Quote every line below exactly and skip any picture.

- - -

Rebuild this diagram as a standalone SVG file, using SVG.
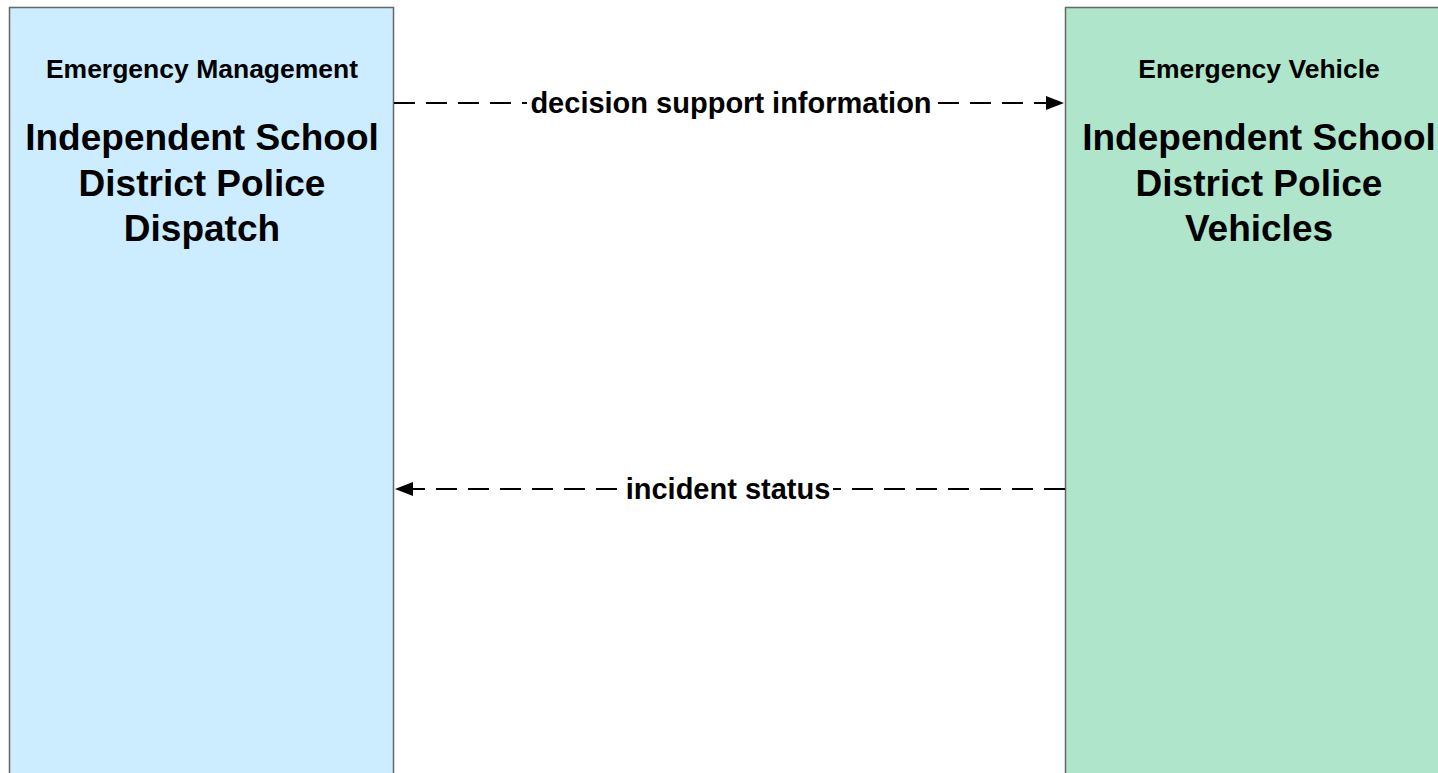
<svg xmlns="http://www.w3.org/2000/svg" width="1438" height="773" viewBox="0 0 1438 773">
<style>
.box{stroke:#666666;stroke-width:1.5}
.t{font-family:"Liberation Sans",Arial,sans-serif;font-weight:bold;fill:#000;text-anchor:middle}
.cat{font-size:26.5px}
.name{font-size:37px}
.lbl{font-size:29px}
.flow{fill:none;stroke:#000;stroke-width:2;stroke-dasharray:21 11}
</style>
<defs>
<marker id="ah" viewBox="0 0 18 14" refX="18" refY="7" markerWidth="18" markerHeight="14" markerUnits="userSpaceOnUse" orient="auto">
<path d="M0,0 L18,7 L0,14 Z" fill="#000"/>
</marker>
</defs>
<rect width="1438" height="773" fill="#fff"/>
<g id="node-dispatch">
<rect class="box" x="9.5" y="7.5" width="384" height="800" fill="#CCECFF"/>
<text class="t cat" x="202" y="78">Emergency Management</text>
<text class="t name" x="202" y="150">Independent School</text>
<text class="t name" x="202" y="196">District Police</text>
<text class="t name" x="202" y="241">Dispatch</text>
</g>
<g id="node-vehicles">
<rect class="box" x="1065.5" y="7.5" width="400" height="800" fill="#AFE6CB"/>
<text class="t cat" x="1259" y="78">Emergency Vehicle</text>
<text class="t name" x="1259" y="150">Independent School</text>
<text class="t name" x="1259" y="196">District Police</text>
<text class="t name" x="1259" y="241">Vehicles</text>
</g>
<g id="connectors">
<g id="flow-decision">
<path class="flow" d="M394,103 L1064,103" marker-end="url(#ah)"/>
<rect x="527" y="88" width="408" height="30" fill="#fff"/>
<text class="t lbl" x="731" y="113">decision support information</text>
</g>
<g id="flow-incident">
<path class="flow" d="M1065,489 L395,489" marker-end="url(#ah)"/>
<rect x="623" y="474" width="210" height="30" fill="#fff"/>
<text class="t lbl" x="728" y="499">incident status</text>
</g>
</g>
</svg>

- - -

The result ->
Rebuild this diagram as a standalone SVG file, using SVG.
<svg xmlns="http://www.w3.org/2000/svg" width="1438" height="773" viewBox="0 0 1438 773">
<style>
.box{stroke:#666666;stroke-width:1.5}
.t{font-family:"Liberation Sans",Arial,sans-serif;font-weight:bold;fill:#000;text-anchor:middle}
.cat{font-size:26.5px}
.name{font-size:37px}
.lbl{font-size:29px}
.flow{fill:none;stroke:#000;stroke-width:2;stroke-dasharray:21 11}
</style>
<defs>
<marker id="ah" viewBox="0 0 18 14" refX="18" refY="7" markerWidth="18" markerHeight="14" markerUnits="userSpaceOnUse" orient="auto">
<path d="M0,0 L18,7 L0,14 Z" fill="#000"/>
</marker>
</defs>
<rect width="1438" height="773" fill="#fff"/>
<g id="node-dispatch">
<rect class="box" x="9.5" y="7.5" width="384" height="800" fill="#CCECFF"/>
<text class="t cat" x="202" y="78">Emergency Management</text>
<text class="t name" x="202" y="150">Independent School</text>
<text class="t name" x="202" y="196">District Police</text>
<text class="t name" x="202" y="241">Dispatch</text>
</g>
<g id="node-vehicles">
<rect class="box" x="1065.5" y="7.5" width="400" height="800" fill="#AFE6CB"/>
<text class="t cat" x="1259" y="78">Emergency Vehicle</text>
<text class="t name" x="1259" y="150">Independent School</text>
<text class="t name" x="1259" y="196">District Police</text>
<text class="t name" x="1259" y="241">Vehicles</text>
</g>
<g id="connectors">
<g id="flow-decision">
<path class="flow" d="M394,103 L1064,103" marker-end="url(#ah)"/>
<rect x="527" y="88" width="408" height="30" fill="#fff"/>
<text class="t lbl" x="731" y="113">decision support information</text>
</g>
<g id="flow-incident">
<path class="flow" d="M1065,489 L395,489" marker-end="url(#ah)"/>
<rect x="623" y="474" width="210" height="30" fill="#fff"/>
<text class="t lbl" x="728" y="499">incident status</text>
</g>
</g>
</svg>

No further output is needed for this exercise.